中国が“世界帝国”になるために、アフリカは役に立つだろう。だが、中国社会がこの地域のおかげで豊かになることはない。
それでも中国は、アフリカのあらゆる場所に進出している。アフリカ北部と西部を中心に、年に4~5回は同地域を訪れるという仏グルノーブル経営学院のジャン・フランソワ・フィオリーナ副学長は、次のように語っている。
「10年ほど前には、中国人の姿を見ることはほとんどなかった。だが、昨年マダガスカルに行ったときには、空港で搭乗手続きをしていた人の半数以上が中国人だった。みな帰国するところだった」
そして、そうした中国人たちがアフリカを訪れていた目的が観光ではないことは、明らかだという。彼らは経済戦争に駆り出された“兵士”だというのだ。
「中国は世界的な視野を持っている。グローバルに考え、ローカルに行動する。アフリカに3000社以上の中国企業が進出している理由はそこにある」
フィオリーナの推計は、非常に控えめだ。コンサルティング会社マッキンゼー・アンド・カンパニーが昨年6月に公表した調査結果によれば、アフリカにある中国企業は1万社を超えている。
中国企業はアフリカで、何をしているのだろうか?フィリーナによれば、彼らはビジネスに関してアフリカから、以下の4つ利益を得ている。

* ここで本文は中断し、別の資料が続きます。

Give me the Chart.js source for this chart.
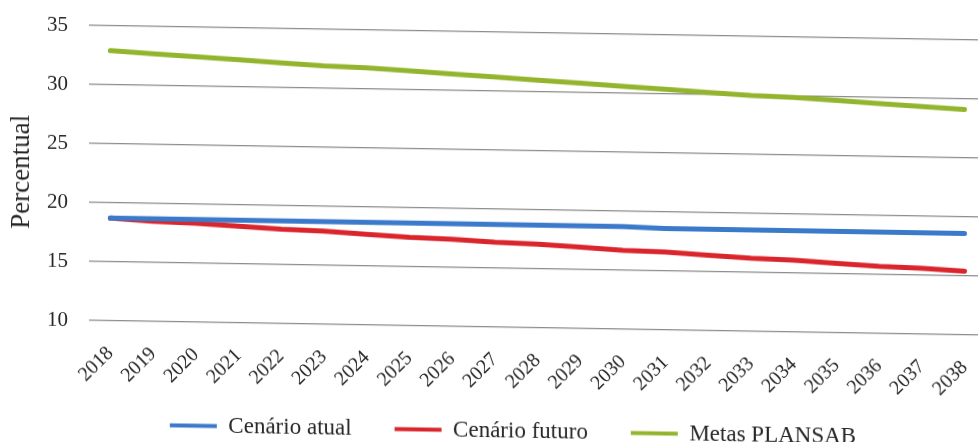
<!DOCTYPE html>
<html lang="pt">
<head>
<meta charset="utf-8">
<title>Percentual por cenário</title>
<script src="https://cdn.jsdelivr.net/npm/chart.js@4"></script>
<style>
  html, body { margin: 0; padding: 0; background: #fff; overflow: hidden; }
  #wrap {
    width: 1000px;
    height: 442px;
    /* a folha digitalizada ficou ligeiramente inclinada */
    transform: skewY(0.95deg);
    transform-origin: 0 0;
  }
</style>
</head>
<body>
<div id="wrap"><canvas id="chart" width="1000" height="442"></canvas></div>
<script>
  // Anos do horizonte de planejamento
  const anos = [
    "2018", "2019", "2020", "2021", "2022", "2023", "2024", "2025", "2026", "2027",
    "2028", "2029", "2030", "2031", "2032", "2033", "2034", "2035", "2036", "2037", "2038"
  ];

  // Percentual em cada cenário
  const cenarioAtual = [
    18.7, 18.7, 18.7, 18.7, 18.7, 18.7, 18.7, 18.7, 18.7, 18.7,
    18.7, 18.7, 18.7, 18.6, 18.6, 18.6, 18.6, 18.6, 18.6, 18.6, 18.6
  ];
  const cenarioFuturo = [
    18.7, 18.5, 18.4, 18.2, 18.0, 17.9, 17.7, 17.5, 17.4, 17.2,
    17.1, 16.9, 16.7, 16.6, 16.4, 16.2, 16.1, 15.9, 15.7, 15.6, 15.4
  ];
  const metasPlansab = [
    32.9, 32.7, 32.5, 32.3, 32.1, 31.9, 31.8, 31.6, 31.4, 31.2,
    31.0, 30.8, 30.6, 30.4, 30.2, 30.0, 29.9, 29.7, 29.5, 29.3, 29.1
  ];

  const eixoY = { min: 10, max: 35, passo: 5 };

  const fonte = "'Liberation Serif', 'Times New Roman', serif";
  const corTexto = "#262626";

  function serie(label, valores, cor) {
    return {
      label: label,
      data: valores,
      borderColor: cor,
      backgroundColor: cor,
      borderWidth: 5,
      borderCapStyle: "round",
      pointRadius: 0,
      pointHoverRadius: 0,
      tension: 0,
      fill: false,
    };
  }

  // ajustes finos depois do layout: legenda um pouco mais à direita e
  // área do eixo X mais alta para os anos girados não serem cortados
  const ajusteLayout = {
    id: "ajusteLayout",
    afterLayout(chart) {
      chart.legend.left += 17;
      chart.legend.right += 17;
      chart.legend.top += 2;
      chart.legend.bottom += 2;
      chart.scales.x.bottom += 40;
    },
  };

  const config = {
    type: "line",
    data: {
      labels: anos,
      datasets: [
        serie("Cenário atual", cenarioAtual, "#3b79cb"),
        serie("Cenário futuro", cenarioFuturo, "#d9252b"),
        serie("Metas PLANSAB", metasPlansab, "#93b52e"),
      ],
    },
    plugins: [ajusteLayout],
    options: {
      responsive: false,
      animation: false,
      layout: {
        padding: { left: 6, right: 14, top: 24, bottom: 0 },
      },
      scales: {
        x: {
          offset: true,
          grid: { display: false, drawTicks: false },
          border: { display: false },
          afterFit: function (scale) {
            scale.height = 47;
            scale.paddingLeft = 0;
            scale.paddingRight = 0;
          },
          ticks: {
            autoSkip: false,
            minRotation: 45,
            maxRotation: 45,
            padding: 21,
            color: corTexto,
            font: { family: fonte, size: 20 },
          },
        },
        y: {
          min: eixoY.min,
          max: eixoY.max,
          grid: {
            color: "#8c8c8c",
            lineWidth: 1.2,
            drawTicks: false,
          },
          border: { display: false },
          afterFit: function (scale) {
            scale.width = 83;
            scale.paddingTop = 0;
            scale.paddingBottom = 0;
          },
          ticks: {
            stepSize: eixoY.passo,
            padding: 21,
            color: corTexto,
            font: { family: fonte, size: 21 },
          },
          title: {
            display: true,
            text: "Percentual",
            color: corTexto,
            font: { family: fonte, size: 27 },
            padding: { top: 0, bottom: 6 },
          },
        },
      },
      plugins: {
        tooltip: { enabled: false },
        legend: {
          position: "bottom",
          labels: {
            boxWidth: 47,
            boxHeight: 4,
            padding: 43,
            color: corTexto,
            font: { family: fonte, size: 23 },
            generateLabels: function (chart) {
              return Chart.defaults.plugins.legend.labels
                .generateLabels(chart)
                .map(function (item) {
                  item.lineWidth = 0;
                  return item;
                });
            },
          },
        },
      },
    },
  };

  window.myChart = new Chart(document.getElementById("chart"), config);
</script>
</body>
</html>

1. 原材料サプライヤーの確保:そのためアンゴラやコンゴ民主共和国に投資
2. 海路の確保(巨大経済圏構想「一帯一路」の下で、中国からの輸出を拡大できる):そのためジブチに軍事基地を設置
3. 進出の推進:中国では今後、製造原価が上昇することから、占領して軍事的に制圧できる新たな場所を見つける必要がある。エチオピアで起きている経済の奇跡は、中国のこの行動によって引き起こされている
4. 米国・中南米への再輸出の拠点構築:そのためモロッコに投資
だが、アフリカは世界帝国になるという中国の野望を助ける一方で、中国の「技術的成熟」と「高度大衆消費の実現」を助けるものではない。これらを実現するためには、中国は国内における信用供与のバランスを見直さなくてはならない。米国やその他の先進国と同様に、国営企業ではなく民間企業に資金を供給する必要がある。
ただし、それは口で言うほど簡単にできることではない。中国では信用供与は国有銀行によって管理されており、主な信用供与の対象は、中央・地方政府の指導部の“とりで”である国有企業(SOE)と郷鎮企業(TVE)だ。
中国政府がこれに関する方針を変更する用意があるかどうかは不明だが、明らかなことが一つある。アフリカのおかげで中国の消費者が近い将来、米国の消費者と肩を並べるまでになるということはない。